━━ Information provided ━━

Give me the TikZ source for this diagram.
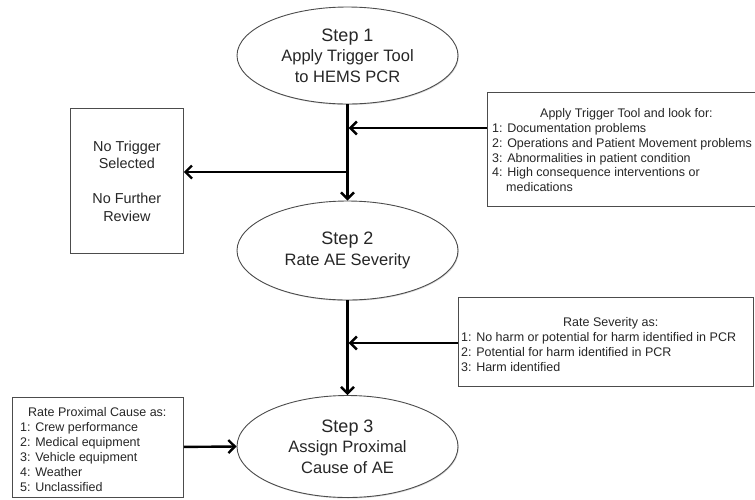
\documentclass[tikz,border=0pt]{standalone}
\usepackage{fontspec}
\setmainfont{Liberation Sans}
\usetikzlibrary{arrows.meta,shapes.geometric,shadows}
\begin{document}
\begin{tikzpicture}[x=1pt,y=-1pt,
  oval/.style={ellipse, draw=black!70, line width=0.9pt, fill=white, inner sep=0pt,
    minimum width=221pt, align=center, text=black!85,
    font=\fontsize{16.5}{20.5}\selectfont,
    drop shadow={shadow xshift=0.8pt,shadow yshift=-1pt,fill=black!30}},
  box/.style={rectangle, draw=black!70, line width=0.8pt, fill=white, inner sep=0pt,
    anchor=north west,
    drop shadow={shadow xshift=0.8pt,shadow yshift=-1pt,fill=black!35}},
  boxtxt/.style={inner sep=0pt, anchor=north west, align=left, text=black!85,
    font=\fontsize{12.5}{14.8}\selectfont},
  arr/.style={line width=2.4pt, -{Straight Barb[length=6.5pt,width=13pt]}}
]
\useasboundingbox (0,0) rectangle (755,499);

% ellipses
\node[oval, minimum height=97pt] (e1) at (347.5,55.5)
  {{\fontsize{18}{20.5}\selectfont Step 1}\\Apply Trigger Tool\\to HEMS PCR};
\node[oval, minimum height=99pt] (e2) at (347.5,250.5)
  {{\fontsize{18}{20.5}\selectfont Step 2}\\Rate AE Severity};
\node[oval, minimum height=102pt] (e3) at (347.5,446.5)
  {{\fontsize{18}{20.5}\selectfont Step 3}\\Assign Proximal\\Cause of AE};

% boxes
\node[box, minimum width=267.5pt, minimum height=114pt] (b1) at (487,92) {};
\node[boxtxt] (b1t) at (492,108.4)
  {\hspace*{48pt}Apply Trigger Tool and look for:\\
   1: Documentation problems\\
   2: Operations and Patient Movement problems\\
   3: Abnormalities in patient condition\\
   4: High consequence interventions or\\
   \hspace*{14pt}medications};

\node[box, minimum width=295pt, minimum height=89pt] (b2) at (458,297) {};
\node[boxtxt] (b2t) at (461,317.4)
  {\hspace*{102pt}Rate Severity as:\\
   1: No harm or potential for harm identified in PCR\\
   2: Potential for harm identified in PCR\\
   3: Harm identified};

\node[box, minimum width=171pt, minimum height=100pt] (b3) at (12,396.5) {};
\node[boxtxt, font=\fontsize{12.5}{15.1}\selectfont] (b3t) at (20,406.8)
  {\hspace*{8pt}Rate Proximal Cause as:\\
   1: Crew performance\\
   2: Medical equipment\\
   3: Vehicle equipment\\
   4: Weather\\
   5: Unclassified};

\node[box, minimum width=113pt, minimum height=145pt, align=center, text=black!85,
  font=\fontsize{14.4}{17.5}\selectfont] (nt) at (70,108)
  {No Trigger\\Selected\\[17.5pt]No Further\\Review};

% connectors
\coordinate (j1) at (347.5,128);
\coordinate (j2) at (347.5,172);
\coordinate (j3) at (347.5,343);
\draw[arr] (e1.south) -- (e2.north);
\draw[arr, shorten >=1.2pt] (b1.west |- j1) -- (j1);
\draw[arr] (j2) -- (nt.east |- j2);
\draw[arr] (e2.south) -- (e3.north);
\draw[arr, shorten >=1.2pt] (b2.west |- j3) -- (j3);
\draw[arr] (b3.east) -- (e3.west);
\end{tikzpicture}
\end{document}
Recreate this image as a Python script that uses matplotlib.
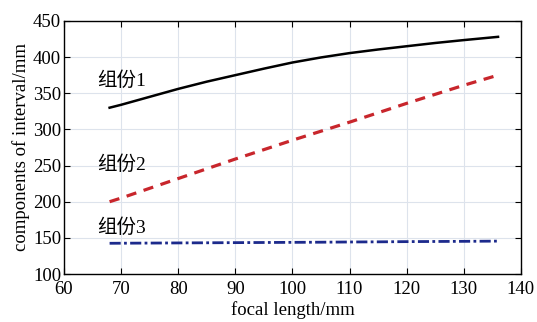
import numpy as np
import matplotlib
matplotlib.use('Agg')
import matplotlib.pyplot as plt

plt.rcParams['font.family'] = ['Liberation Serif', 'Noto Sans CJK SC']

# focal length samples (mm)
focal = [68, 70, 75, 80, 85, 90, 95, 100, 105, 110, 115, 120, 125, 130, 136]
# group 1, 2, 3 intervals (mm)
group1 = [330, 334, 345, 356, 366, 375, 384, 392.5, 399.5, 405.5, 410.5, 415, 419.5, 423.5, 428]
group2 = [200, 205, 218.5, 232, 245.5, 259, 272, 285, 297.5, 310, 323, 336, 348.5, 361, 375]
group3 = [142.5, 142.6, 142.8, 143.0, 143.2, 143.4, 143.6, 143.8, 144.0, 144.3, 144.5,
          144.8, 145.0, 145.2, 145.5]

labels = ['组份1', '组份2', '组份3']
label_pos = [(65.8, 368), (65.8, 251), (65.8, 164)]

fig = plt.figure(figsize=(5.37, 3.22), dpi=100)
ax = fig.add_axes([0.119, 0.149, 0.851, 0.786])

ax.plot(focal, group1, color='black', lw=1.8, ls='-')
ax.plot(focal, group2, color='#c8262c', lw=2.3, ls=(0, (3.2, 2.4)))
ax.plot(focal, group3, color='#1c2a8c', lw=2.0, ls=(0, (4, 1.2, 1, 1.2)))

for t, (x, y) in zip(labels, label_pos):
    ax.text(x, y, t, fontsize=14, va='center', ha='left')

ax.set_xlim(60, 140)
ax.set_ylim(100, 450)
ax.set_xticks(np.arange(60, 141, 10))
ax.set_yticks(np.arange(100, 451, 50))
ax.grid(True, color='#dde3ec', lw=0.8)
ax.tick_params(direction='in', top=True, right=True, labelsize=13.5, length=4)
ax.tick_params(axis='x', pad=5)
ax.tick_params(axis='y', pad=2)
for s in ax.spines.values():
    s.set_linewidth(1.0)
ax.set_xlabel('focal length/mm', fontsize=13.5, labelpad=2)
ax.set_ylabel('components of interval/mm', fontsize=13.5, labelpad=2)

fig.savefig('out.png', dpi=100)
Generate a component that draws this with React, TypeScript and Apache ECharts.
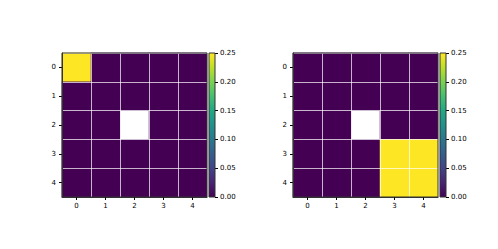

━━━

Without the pictures, print the records in full, exactly as they appear.

Written solution
Give me the TikZ source for this diagram.
\documentclass[tikz,border=0pt]{standalone}
\usepackage{fontspec}
\setmainfont{Liberation Sans}
\usetikzlibrary{arrows.meta,shapes.geometric,shadows}
\begin{document}
\begin{tikzpicture}[x=1pt,y=-1pt,
  oval/.style={ellipse, draw=black!70, line width=0.9pt, fill=white, inner sep=0pt,
    minimum width=221pt, align=center, text=black!85,
    font=\fontsize{16.5}{20.5}\selectfont,
    drop shadow={shadow xshift=0.8pt,shadow yshift=-1pt,fill=black!30}},
  box/.style={rectangle, draw=black!70, line width=0.8pt, fill=white, inner sep=0pt,
    anchor=north west,
    drop shadow={shadow xshift=0.8pt,shadow yshift=-1pt,fill=black!35}},
  boxtxt/.style={inner sep=0pt, anchor=north west, align=left, text=black!85,
    font=\fontsize{12.5}{14.8}\selectfont},
  arr/.style={line width=2.4pt, -{Straight Barb[length=6.5pt,width=13pt]}}
]
\useasboundingbox (0,0) rectangle (755,499);

% ellipses
\node[oval, minimum height=97pt] (e1) at (347.5,55.5)
  {{\fontsize{18}{20.5}\selectfont Step 1}\\Apply Trigger Tool\\to HEMS PCR};
\node[oval, minimum height=99pt] (e2) at (347.5,250.5)
  {{\fontsize{18}{20.5}\selectfont Step 2}\\Rate AE Severity};
\node[oval, minimum height=102pt] (e3) at (347.5,446.5)
  {{\fontsize{18}{20.5}\selectfont Step 3}\\Assign Proximal\\Cause of AE};

% boxes
\node[box, minimum width=267.5pt, minimum height=114pt] (b1) at (487,92) {};
\node[boxtxt] (b1t) at (492,108.4)
  {\hspace*{48pt}Apply Trigger Tool and look for:\\
   1: Documentation problems\\
   2: Operations and Patient Movement problems\\
   3: Abnormalities in patient condition\\
   4: High consequence interventions or\\
   \hspace*{14pt}medications};

\node[box, minimum width=295pt, minimum height=89pt] (b2) at (458,297) {};
\node[boxtxt] (b2t) at (461,317.4)
  {\hspace*{102pt}Rate Severity as:\\
   1: No harm or potential for harm identified in PCR\\
   2: Potential for harm identified in PCR\\
   3: Harm identified};

\node[box, minimum width=171pt, minimum height=100pt] (b3) at (12,396.5) {};
\node[boxtxt, font=\fontsize{12.5}{15.1}\selectfont] (b3t) at (20,406.8)
  {\hspace*{8pt}Rate Proximal Cause as:\\
   1: Crew performance\\
   2: Medical equipment\\
   3: Vehicle equipment\\
   4: Weather\\
   5: Unclassified};

\node[box, minimum width=113pt, minimum height=145pt, align=center, text=black!85,
  font=\fontsize{14.4}{17.5}\selectfont] (nt) at (70,108)
  {No Trigger\\Selected\\[17.5pt]No Further\\Review};

% connectors
\coordinate (j1) at (347.5,128);
\coordinate (j2) at (347.5,172);
\coordinate (j3) at (347.5,343);
\draw[arr] (e1.south) -- (e2.north);
\draw[arr, shorten >=1.2pt] (b1.west |- j1) -- (j1);
\draw[arr] (j2) -- (nt.east |- j2);
\draw[arr] (e2.south) -- (e3.north);
\draw[arr, shorten >=1.2pt] (b2.west |- j3) -- (j3);
\draw[arr] (b3.east) -- (e3.west);
\end{tikzpicture}
\end{document}
Recreate this image as a Python script that uses matplotlib.
import numpy as np
import matplotlib
matplotlib.use('Agg')
import matplotlib.pyplot as plt

plt.rcParams['font.family'] = ['Liberation Serif', 'Noto Sans CJK SC']

# focal length samples (mm)
focal = [68, 70, 75, 80, 85, 90, 95, 100, 105, 110, 115, 120, 125, 130, 136]
# group 1, 2, 3 intervals (mm)
group1 = [330, 334, 345, 356, 366, 375, 384, 392.5, 399.5, 405.5, 410.5, 415, 419.5, 423.5, 428]
group2 = [200, 205, 218.5, 232, 245.5, 259, 272, 285, 297.5, 310, 323, 336, 348.5, 361, 375]
group3 = [142.5, 142.6, 142.8, 143.0, 143.2, 143.4, 143.6, 143.8, 144.0, 144.3, 144.5,
          144.8, 145.0, 145.2, 145.5]

labels = ['组份1', '组份2', '组份3']
label_pos = [(65.8, 368), (65.8, 251), (65.8, 164)]

fig = plt.figure(figsize=(5.37, 3.22), dpi=100)
ax = fig.add_axes([0.119, 0.149, 0.851, 0.786])

ax.plot(focal, group1, color='black', lw=1.8, ls='-')
ax.plot(focal, group2, color='#c8262c', lw=2.3, ls=(0, (3.2, 2.4)))
ax.plot(focal, group3, color='#1c2a8c', lw=2.0, ls=(0, (4, 1.2, 1, 1.2)))

for t, (x, y) in zip(labels, label_pos):
    ax.text(x, y, t, fontsize=14, va='center', ha='left')

ax.set_xlim(60, 140)
ax.set_ylim(100, 450)
ax.set_xticks(np.arange(60, 141, 10))
ax.set_yticks(np.arange(100, 451, 50))
ax.grid(True, color='#dde3ec', lw=0.8)
ax.tick_params(direction='in', top=True, right=True, labelsize=13.5, length=4)
ax.tick_params(axis='x', pad=5)
ax.tick_params(axis='y', pad=2)
for s in ax.spines.values():
    s.set_linewidth(1.0)
ax.set_xlabel('focal length/mm', fontsize=13.5, labelpad=2)
ax.set_ylabel('components of interval/mm', fontsize=13.5, labelpad=2)

fig.savefig('out.png', dpi=100)
Generate a component that draws this with React, TypeScript and Apache ECharts.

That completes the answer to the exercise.